In order to qualify for parole under the proposed International Entrepreneur Rule, eligible entrepreneurs must comply with the following requirements:
- Have a significant ownership interest in the startup (of at least 15%)
- Have an active and central role in the startup’s operations
- Startup must have been formed in the U.S. within the last three years
- Startup must have a substantial and demonstrated potential for rapid business growth and job creation, as evidenced by:
- Significant investment capital (of up to $345,000) from certain qualified U.S. investors with established records of successful investments;
- Significant awards or grants (of at least $100,000) from certain federal, state and local government entities.
- Partially satisfying one or both of the above criteria in addition to other reliable and compelling evidence of the startup entity’s substantial potential for rapid business growth and job creation.
Important to note is that the foreign entrepreneur would be eligible for a subsequent request for re-parole (for up to 3 additional years) if the entrepreneur and startup entity were able to demonstrate that a significant public benefit continues to exist as a result of substantial increases in capital investment, revenue or job creation.
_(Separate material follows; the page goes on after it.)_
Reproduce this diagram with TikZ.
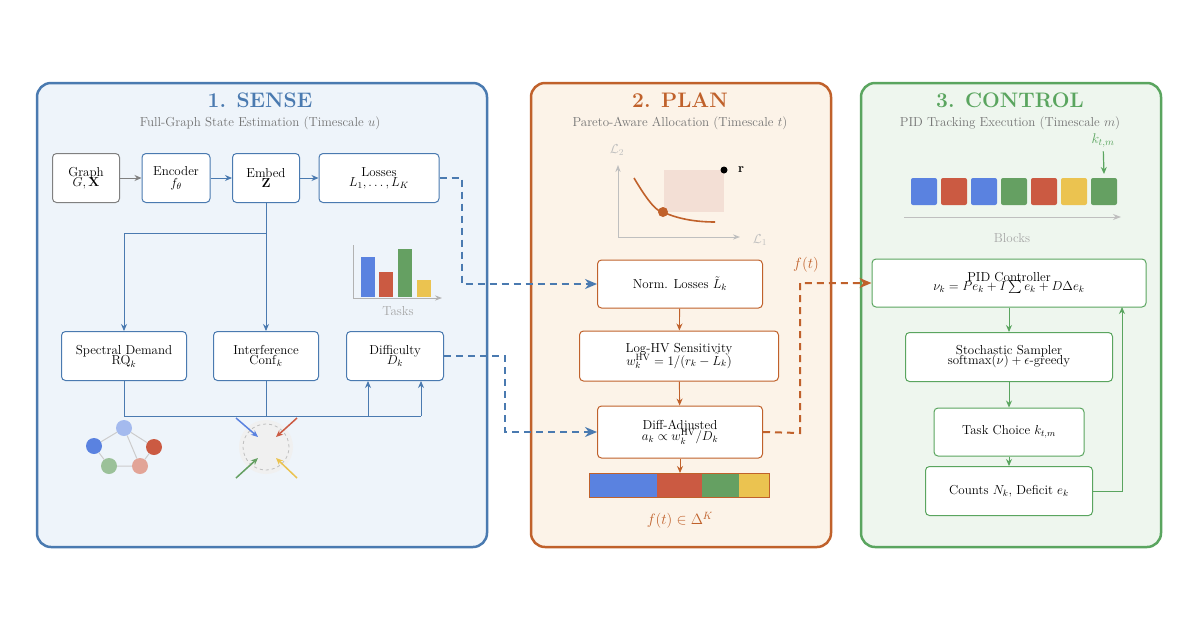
\RequirePackage{fix-cm}
\documentclass[tikz,border=0pt]{standalone}
\usepackage{amsmath,amssymb}
\usetikzlibrary{arrows.meta}
\definecolor{cb}{HTML}{4A7AB0}\definecolor{fb}{HTML}{EEF4FA}
\definecolor{co}{HTML}{C0612B}\definecolor{fo}{HTML}{FCF3E8}
\definecolor{cg}{HTML}{5AA55F}\definecolor{fg}{HTML}{EEF6EE}
\definecolor{tb}{HTML}{5A82E0}\definecolor{tr}{HTML}{CB5A42}\definecolor{tg}{HTML}{65A062}\definecolor{ty}{HTML}{EBC350}
\begin{document}
\begin{tikzpicture}[x=1pt,y=-1pt,
 panel/.style={rounded corners=14pt,line width=2.5pt},
 box/.style={draw,rounded corners=4pt,fill=white,line width=1pt,align=center,inner sep=2pt,font=\fontsize{13}{13}\selectfont},
 ttl/.style={font=\fontsize{21}{22}\selectfont\bfseries},
 sub/.style={font=\fontsize{13}{14}\selectfont,text=gray!90!black},
 arr/.style={-{Stealth[length=7pt,width=6pt]},line width=0.9pt},
 dsh/.style={dashed,dash pattern=on 7pt off 5pt,line width=2pt,-{Stealth[length=12pt,width=10pt]}}]
\useasboundingbox (0,0) rectangle (1200,630);
% panels
\draw[panel,draw=cb,fill=fb] (37,83) rectangle (487,547);
\draw[panel,draw=co,fill=fo] (531,83) rectangle (831,547);
\draw[panel,draw=cg,fill=fg] (861,83) rectangle (1161,547);
\node[ttl,text=cb] (t1) at (260,100) {1. SENSE};
\node[sub] (s1) at (260,123) {Full-Graph State Estimation (Timescale $u$)};
\node[ttl,text=co] (t2) at (680,100) {2. PLAN};
\node[sub] (s2) at (680,123) {Pareto-Aware Allocation (Timescale $t$)};
\node[ttl,text=cg] (t3) at (1010,100) {3. CONTROL};
\node[sub] (s3) at (1010,123) {PID Tracking Execution (Timescale $m$)};
% panel 1 nodes
\node[box,draw=gray,minimum width=67pt,minimum height=49pt] (graph) at (86,178) {Graph\\[-3pt]$G,\mathbf{X}$};
\node[box,draw=cb,minimum width=68pt,minimum height=49pt] (enc) at (176,178) {Encoder\\[-1pt]$f_\theta$};
\node[box,draw=cb,minimum width=67pt,minimum height=49pt] (emb) at (266,178) {Embed\\[-3pt]$\mathbf{Z}$};
\node[box,draw=cb,minimum width=120pt,minimum height=49pt] (loss) at (379,178) {Losses\\[-3pt]$L_1,\ldots,L_K$};
\node[box,draw=cb,minimum width=125pt,minimum height=49pt] (spec) at (124,356) {Spectral Demand\\[-3pt]$\mathrm{RQ}_k$};
\node[box,draw=cb,minimum width=105pt,minimum height=49pt] (intf) at (266,356) {Interference\\[-3pt]$\mathrm{Conf}_k$};
\node[box,draw=cb,minimum width=97pt,minimum height=49pt] (diff) at (395,356) {Difficulty\\[-3pt]$D_k$};
\draw[arr,gray] (graph) -- (enc);
\draw[arr,cb] (enc) -- (emb);
\draw[arr,cb] (emb) -- (loss);
\draw[arr,cb] (emb) -- (intf);
\coordinate (br) at (266,233);
\draw[arr,cb] (br) -| (spec);
\coordinate (j1) at (368,416); \coordinate (j2) at (421,416);
\draw[cb,line width=0.9pt] (spec.south) |- (j2);
\draw[cb,line width=0.9pt] (intf) -- (266,416);
\draw[arr,cb] (j1) -- (j1 |- diff.south);
\draw[arr,cb] (j2) -- (j2 |- diff.south);
% bar chart
\draw[gray!60,line width=1pt,-{Stealth[length=7pt]}] (353,245) -- (353,298) -- (442,298);
\fill[tb] (361,257) rectangle (375,297);
\fill[tr] (379,272) rectangle (393,297);
\fill[tg] (398,249) rectangle (412,297);
\fill[ty] (417,280) rectangle (431,297);
\node[sub,text=gray!70] (tasks) at (398,311) {Tasks};
% graph icon
\begin{scope}[every node/.style={circle,minimum size=16pt,inner sep=0}]
\node[fill=tb!55] (g1) at (124,428) {};
\node[fill=tb] (g2) at (94,446) {};
\node[fill=tr] (g3) at (154,447) {};
\node[fill=tg!65] (g4) at (109,466) {};
\node[fill=tr!55] (g5) at (140,466) {};
\end{scope}
\draw[gray!40,line width=1pt] (g1)--(g2) (g1)--(g3) (g1)--(g5) (g2)--(g4) (g4)--(g5) (g3)--(g5);
% interference icon
\node[circle,fill=gray!12,minimum size=54pt,inner sep=0] (ic) at (266,447) {};
\draw[gray!50,dashed,line width=0.8pt] (ic.center) circle (23pt);
\draw[arr,tb,line width=1.5pt] (236,418) -- (258,437);
\draw[arr,tr,line width=1.5pt] (297,418) -- (276,437);
\draw[arr,tg,line width=1.5pt] (236,478) -- (258,458);
\draw[arr,ty,line width=1.5pt] (297,478) -- (276,458);
% panel 2
\draw[gray!50,line width=1pt,{Stealth[length=7pt]}-{Stealth[length=7pt]}] (618,165) -- (618,237) -- (740,237);
\node[text=gray!50,font=\fontsize{13}{13}\selectfont] (l2) at (617,150) {$\mathcal{L}_2$};
\node[text=gray!50,font=\fontsize{13}{13}\selectfont] (l1) at (760,240) {$\mathcal{L}_1$};
\fill[co!20] (664,170) rectangle (724,212);
\fill (724,170) circle (3.5pt);
\node[font=\fontsize{13}{13}\selectfont] (r) at (741,170) {$\mathbf{r}$};
\draw[co,line width=1.6pt] (634,178) .. controls (650,205) and (658,212) .. (663,212) .. controls (680,220) and (700,222) .. (715,222);
\fill[co] (663,212) circle (5pt);
\node[box,draw=co,minimum width=165pt,minimum height=48pt] (norm) at (680,284) {Norm. Losses $\tilde L_k$};
\node[box,draw=co,minimum width=199pt,minimum height=50pt] (hv) at (679,356) {Log-HV Sensitivity\\[-3pt]$w_k^{\mathrm{HV}}=1/(r_k-\tilde L_k)$};
\node[box,draw=co,minimum width=165pt,minimum height=52pt] (dadj) at (680,432) {Diff-Adjusted\\[-3pt]$a_k\propto w_k^{\mathrm{HV}}/D_k$};
\draw[arr,co] (norm) -- (hv);
\draw[arr,co] (hv) -- (dadj);
\coordinate (bt) at (680,473);
\draw[arr,co] (dadj) -- (bt);
\fill[tb] (589,473) rectangle (657,497);
\fill[tr] (657,473) rectangle (702,497);
\fill[tg] (702,473) rectangle (739,497);
\fill[ty] (739,473) rectangle (769,497);
\draw[co,line width=1pt] (589,473) rectangle (769,497);
\node[text=co,font=\fontsize{15}{15}\selectfont] (ft) at (680,520) {$f(t)\in\Delta^K$};
% panel 3
\node[text=cg,font=\fontsize{14}{14}\selectfont] (ktm) at (1103,141) {$k_{t,m}$};
\coordinate (kb) at (1104,174);
\draw[arr,cg,line width=1.2pt] (ktm) -- (kb);
\foreach \x/\c in {911/tb,941/tr,971/tb,1001/tg,1031/tr,1061/ty,1091/tg}
  \fill[\c,rounded corners=2pt] (\x,178) rectangle ++(26,27);
\draw[gray!50,line width=1pt,-{Stealth[length=8pt]}] (904,217) -- (1121,217);
\node[sub,text=gray!70] (blk) at (1012,238) {Blocks};
\node[box,draw=cg,minimum width=274pt,minimum height=48pt] (pid) at (1009,283) {PID Controller\\[-4pt]$\nu_k=Pe_k+I\sum e_k+D\Delta e_k$};
\node[box,draw=cg,minimum width=207pt,minimum height=49pt] (samp) at (1009,357) {Stochastic Sampler\\[-3pt]$\mathrm{softmax}(\nu)+\epsilon$-greedy};
\node[box,draw=cg,minimum width=150pt,minimum height=48pt] (task) at (1009,432) {Task Choice $k_{t,m}$};
\node[box,draw=cg,minimum width=167pt,minimum height=49pt] (cnt) at (1009,491) {Counts $N_k$, Deficit $e_k$};
\draw[arr,cg] (pid) -- (samp);
\draw[arr,cg] (samp) -- (task);
\draw[arr,cg] (task) -- (cnt);
\coordinate (fbk) at (1122,491);
\draw[arr,cg] (cnt.east) -- (fbk) -- (1122,307);
% dashed connectors
\coordinate (d1) at (462,178); \coordinate (d2) at (505,356); \coordinate (d3) at (800,433);
\draw[dsh,cb] (loss.east) -- (d1) |- (norm.west);
\draw[dsh,cb] (diff.east) -- (d2) |- (dadj.west);
\draw[dsh,co] (dadj.east) -- (d3) |- (pid.west);
\node[text=co,font=\fontsize{15}{15}\selectfont] (flab) at (806,265) {$f(t)$};
\end{tikzpicture}
\end{document}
The public comment period for anyone who wants to weigh in on the International Entrepreneur rule ends on Oct. 17. Thereafter, USCIS will address the comments received. Eligible individuals should keep in mind that the proposed rule does not take effect with the publication of the notice of proposed rulemaking; the rule becomes effective on the date indicated in the final rule when the final rule is published in the Federal Register.